INFORMATION SHOWN
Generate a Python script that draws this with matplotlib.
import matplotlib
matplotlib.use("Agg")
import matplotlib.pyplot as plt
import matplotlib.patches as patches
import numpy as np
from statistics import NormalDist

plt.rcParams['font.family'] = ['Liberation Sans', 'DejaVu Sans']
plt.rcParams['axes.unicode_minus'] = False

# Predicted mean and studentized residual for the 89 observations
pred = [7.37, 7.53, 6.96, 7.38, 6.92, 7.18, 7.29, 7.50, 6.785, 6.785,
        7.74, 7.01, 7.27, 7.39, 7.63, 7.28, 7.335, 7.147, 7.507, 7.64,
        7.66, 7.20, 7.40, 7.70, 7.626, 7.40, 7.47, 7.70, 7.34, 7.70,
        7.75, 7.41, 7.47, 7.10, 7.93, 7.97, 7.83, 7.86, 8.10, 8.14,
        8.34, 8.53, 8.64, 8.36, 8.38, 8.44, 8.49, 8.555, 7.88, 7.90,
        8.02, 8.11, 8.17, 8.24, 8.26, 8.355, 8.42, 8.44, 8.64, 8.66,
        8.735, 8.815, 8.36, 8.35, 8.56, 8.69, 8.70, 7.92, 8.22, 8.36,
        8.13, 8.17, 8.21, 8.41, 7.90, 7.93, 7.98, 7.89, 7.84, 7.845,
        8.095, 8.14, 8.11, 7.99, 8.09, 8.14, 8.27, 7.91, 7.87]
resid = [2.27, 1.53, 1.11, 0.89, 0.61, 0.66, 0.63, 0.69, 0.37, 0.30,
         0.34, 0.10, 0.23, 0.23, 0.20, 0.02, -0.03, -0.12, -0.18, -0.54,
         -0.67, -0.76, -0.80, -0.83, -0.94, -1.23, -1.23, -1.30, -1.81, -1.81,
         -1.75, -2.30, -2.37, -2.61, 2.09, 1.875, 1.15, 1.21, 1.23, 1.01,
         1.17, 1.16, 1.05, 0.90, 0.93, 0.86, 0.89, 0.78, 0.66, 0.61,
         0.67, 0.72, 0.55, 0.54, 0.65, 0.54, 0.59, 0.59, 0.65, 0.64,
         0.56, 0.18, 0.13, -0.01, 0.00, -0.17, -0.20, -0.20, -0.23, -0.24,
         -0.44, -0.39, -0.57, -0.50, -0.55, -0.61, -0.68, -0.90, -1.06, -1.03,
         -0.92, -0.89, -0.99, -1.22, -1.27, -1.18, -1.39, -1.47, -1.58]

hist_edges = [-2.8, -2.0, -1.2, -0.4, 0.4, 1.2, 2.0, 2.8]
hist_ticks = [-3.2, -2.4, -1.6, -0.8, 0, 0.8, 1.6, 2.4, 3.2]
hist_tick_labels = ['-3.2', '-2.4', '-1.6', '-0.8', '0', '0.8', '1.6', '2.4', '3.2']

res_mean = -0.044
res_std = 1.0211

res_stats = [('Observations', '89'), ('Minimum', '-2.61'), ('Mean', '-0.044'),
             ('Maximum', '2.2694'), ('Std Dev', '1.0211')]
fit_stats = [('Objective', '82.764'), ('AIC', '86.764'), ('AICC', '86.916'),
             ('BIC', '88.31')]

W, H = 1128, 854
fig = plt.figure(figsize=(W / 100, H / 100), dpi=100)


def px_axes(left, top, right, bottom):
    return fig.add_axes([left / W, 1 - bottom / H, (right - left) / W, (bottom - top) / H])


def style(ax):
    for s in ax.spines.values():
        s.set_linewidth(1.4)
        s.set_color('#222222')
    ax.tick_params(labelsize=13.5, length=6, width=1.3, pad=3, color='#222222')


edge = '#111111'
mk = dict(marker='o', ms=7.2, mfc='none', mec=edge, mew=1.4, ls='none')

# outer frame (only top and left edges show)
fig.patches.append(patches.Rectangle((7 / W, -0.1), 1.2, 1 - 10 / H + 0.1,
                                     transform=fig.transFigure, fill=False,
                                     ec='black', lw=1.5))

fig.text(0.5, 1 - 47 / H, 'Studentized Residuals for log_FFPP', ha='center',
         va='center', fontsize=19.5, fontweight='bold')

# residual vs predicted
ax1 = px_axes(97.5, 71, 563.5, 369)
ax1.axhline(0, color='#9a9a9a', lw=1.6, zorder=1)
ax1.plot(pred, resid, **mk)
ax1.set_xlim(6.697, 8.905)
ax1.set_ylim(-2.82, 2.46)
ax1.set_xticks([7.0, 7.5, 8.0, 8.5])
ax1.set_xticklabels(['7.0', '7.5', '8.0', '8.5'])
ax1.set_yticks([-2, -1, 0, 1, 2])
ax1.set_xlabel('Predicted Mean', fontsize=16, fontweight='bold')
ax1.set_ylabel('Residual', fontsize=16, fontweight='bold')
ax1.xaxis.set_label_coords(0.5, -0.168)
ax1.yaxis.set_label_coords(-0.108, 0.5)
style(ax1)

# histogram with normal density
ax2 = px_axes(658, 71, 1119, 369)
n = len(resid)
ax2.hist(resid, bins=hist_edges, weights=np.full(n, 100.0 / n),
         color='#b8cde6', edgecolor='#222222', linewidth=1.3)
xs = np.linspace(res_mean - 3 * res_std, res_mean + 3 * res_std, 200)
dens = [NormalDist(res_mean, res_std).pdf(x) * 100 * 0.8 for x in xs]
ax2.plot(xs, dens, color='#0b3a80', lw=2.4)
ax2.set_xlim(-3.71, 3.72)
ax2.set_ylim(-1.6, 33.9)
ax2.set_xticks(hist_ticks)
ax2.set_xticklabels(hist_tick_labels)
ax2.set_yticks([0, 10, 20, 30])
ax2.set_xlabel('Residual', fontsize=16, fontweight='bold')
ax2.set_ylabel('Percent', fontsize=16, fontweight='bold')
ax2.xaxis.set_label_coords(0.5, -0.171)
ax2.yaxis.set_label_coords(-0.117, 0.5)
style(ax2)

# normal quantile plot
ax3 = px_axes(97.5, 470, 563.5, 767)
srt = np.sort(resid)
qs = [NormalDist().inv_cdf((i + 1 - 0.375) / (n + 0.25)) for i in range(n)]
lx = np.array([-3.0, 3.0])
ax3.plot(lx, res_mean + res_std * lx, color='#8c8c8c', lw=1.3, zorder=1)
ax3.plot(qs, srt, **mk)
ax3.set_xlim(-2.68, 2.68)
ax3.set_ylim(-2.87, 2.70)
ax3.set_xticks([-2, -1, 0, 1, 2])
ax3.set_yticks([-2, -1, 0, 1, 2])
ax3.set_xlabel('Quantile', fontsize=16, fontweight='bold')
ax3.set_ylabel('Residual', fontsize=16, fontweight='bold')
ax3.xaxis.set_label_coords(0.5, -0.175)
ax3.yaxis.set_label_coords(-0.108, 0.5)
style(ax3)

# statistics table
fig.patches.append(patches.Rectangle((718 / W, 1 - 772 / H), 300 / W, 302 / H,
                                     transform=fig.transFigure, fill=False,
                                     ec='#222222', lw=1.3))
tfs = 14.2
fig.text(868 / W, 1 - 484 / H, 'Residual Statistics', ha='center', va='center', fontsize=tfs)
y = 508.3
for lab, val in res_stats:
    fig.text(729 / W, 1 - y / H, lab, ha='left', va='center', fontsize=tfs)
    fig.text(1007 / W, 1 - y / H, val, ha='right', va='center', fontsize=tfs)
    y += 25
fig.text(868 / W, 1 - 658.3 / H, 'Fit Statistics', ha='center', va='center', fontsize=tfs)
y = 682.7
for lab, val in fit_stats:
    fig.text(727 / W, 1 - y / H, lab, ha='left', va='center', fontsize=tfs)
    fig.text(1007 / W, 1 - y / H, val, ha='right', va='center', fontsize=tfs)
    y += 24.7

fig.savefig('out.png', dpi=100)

PROMPT
Quote the data above verbatim from its first line to the line that includes "plt.rcParams['axes.unicode_minus'] = False", with both boundary lines retained.

RESULT OF THE TASK
Generate a Python script that draws this with matplotlib.
import matplotlib
matplotlib.use("Agg")
import matplotlib.pyplot as plt
import matplotlib.patches as patches
import numpy as np
from statistics import NormalDist

plt.rcParams['font.family'] = ['Liberation Sans', 'DejaVu Sans']
plt.rcParams['axes.unicode_minus'] = False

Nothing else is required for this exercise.